The triad is a fixture in mythology, and when applied to women, often a bit reductive. There’s the virgin, the matron and the crone. Or the virgin, the slut and the lesbian. Maybe you prefer the goddess, the witch and the vixen? Or in the case of Wild Women, the baby (played by Claire Kaplan), the crying girl (played by Fate Richey) and the bossy old shrew (played by Gabrielle Wilson). However you parse it out, playing with these stereotypes and developing them into characters is a bit of brilliance that allows us to see through them while also reclaiming and honoring what remains of their truth. With a louchy grin, a delight at causing chaos and a fixation with being spanked, the baby stands on a platform, shrugging and mumbles “I dunno. I’m just a baby” after being appointed to a high position. Impish bossy lady delights in her own kind of mayhem, stirring up dissent from the audience and pushing the norms of polite society, while crying girl crosses all boundaries that no one gave her permission to cross (way beyond the front row), but stirring up so much empathy from the crowd that no one could bring themselves to protest.
What is more fun than a political farce powered by iconic female characters?
This play’s strength does not rest on witty banter alone, although there is plenty of it. It’s the characters who rule and propel the action. After hilarious introductions, they begin to tell a historical tale of womanhood through the ages, and with the seemingly innocent approach of a fairytale aimed at children, they enact it for us, weaving in and out of the moment and never breaking character. Soon though, the veneer becomes thin, showing the lunacy behind the fairytales, which they play up to great comedic effect. The creation myth is addressed, as well as Noah’s ark and a few other surprises, but this time we get to see the underdog’s perspective, and not without the hysterical interruptions and bumbles of the storyteller whipping us into and through the layers.
The most beautiful element of Wild Women is its ability to address not just the absurd injustices of history through the medium of grotesquerie, but also some misogynistic taboos in the most seemingly light-hearted of ways. With a few well-timed, grave breaks from levity here and there, Wild Women creates a tempo that is most moving and satisfying—you might find yourself slamming your laughing brakes on mid-laugh to get choked up, and that is some masterful maneuvering.
Dreams Unravel in Oneironauts
They appear in a huddle, the dreamers.

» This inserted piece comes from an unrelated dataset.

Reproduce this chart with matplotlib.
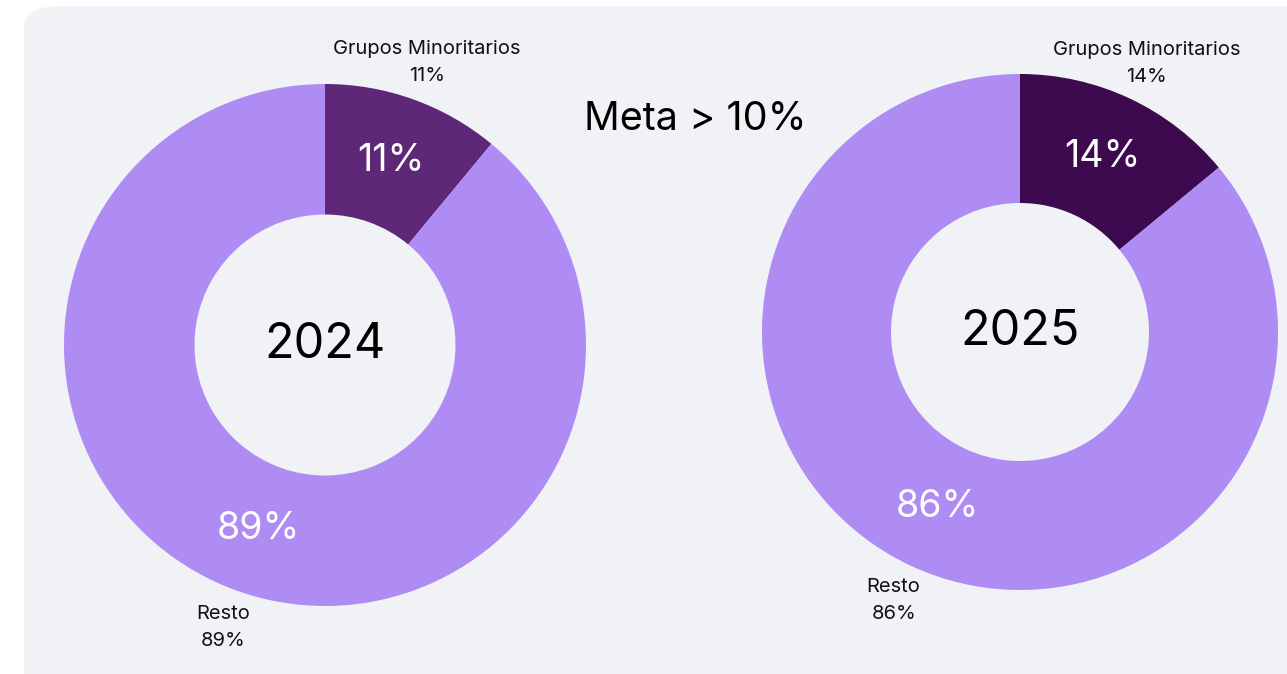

And though they stay close to one another, it seems that each one of them is alone in their own dream. Did you ever try to work through your dream with a friend and find yourself saying things like, “You were there, but it didn’t really look like you, and you turned in to my 3rd grade teacher”? That’s the vibe Oneirinauts delivers so poetically, serving up a fluid and lush dreamscape–the mouth that can’t talk, getting lost and not being able to get your bearings, wonderment at some celestial observation and every other bizarre scenario that befuddles us while we rest.
Each of the five dreamers cycles through a lexicon of the nightmares and surreal moments that occur when our neurons are busy repairing their connections. There is something eerily familiar about it, perhaps proof that we all inhabit the same Matrix-like world when we sleep.
A larger theme emerges, the existential dread that has arisen lately in our subconscious hivemind.
Director and co-creator Richie Schiraldi describes the reasoning behind the name Oneironauts, “An oneirism is a dream-like experience. This project was inspired by the many lucid dreams I experience, and the conversations the ensemble and I have had about the shared symbolism and themes in our dreams. Our play and material stemmed from these images and themes, and we thought it was appropriate to call ourselves dream walkers, or Oneironauts.”
As we observe these stories unfolding in a constant stream, a larger theme emerges, the existential dread that has arisen lately in our subconscious hivemind. Orwellian in scope, this dark, cinematic energy is familiar as a secret handshake and it oozes in to everything in this show, from the deliberate Laban-like quality of movement, to the chimerical layers embedded in the musical score, created by Schiraldi in consultation with Jeffrey Levin. Even the lighting design by Rachel Levy conveys a subtle dystopian aesthetic. Timeless questions float to the surface: Are we machines? What is our place in the world? Do we have free will? Can we contribute to society?
While the Oneironaut ensemble (played by Ben Hestess, Brittany Price Anderson, Fate Richey, Gabrielle Wilson and Richie Schiradli) straddles the world of dreams, they also explore it in a seamless manner with this incredible blend of physical theater, dance and acrobatics. It’s hypnotic and riveting but it’s not all the stuff of nightmares. Moments of hope, connection and levity seep through in their gestures and there is a cord of connection and consciousness that runs through the whole show, keeping the audience riveted.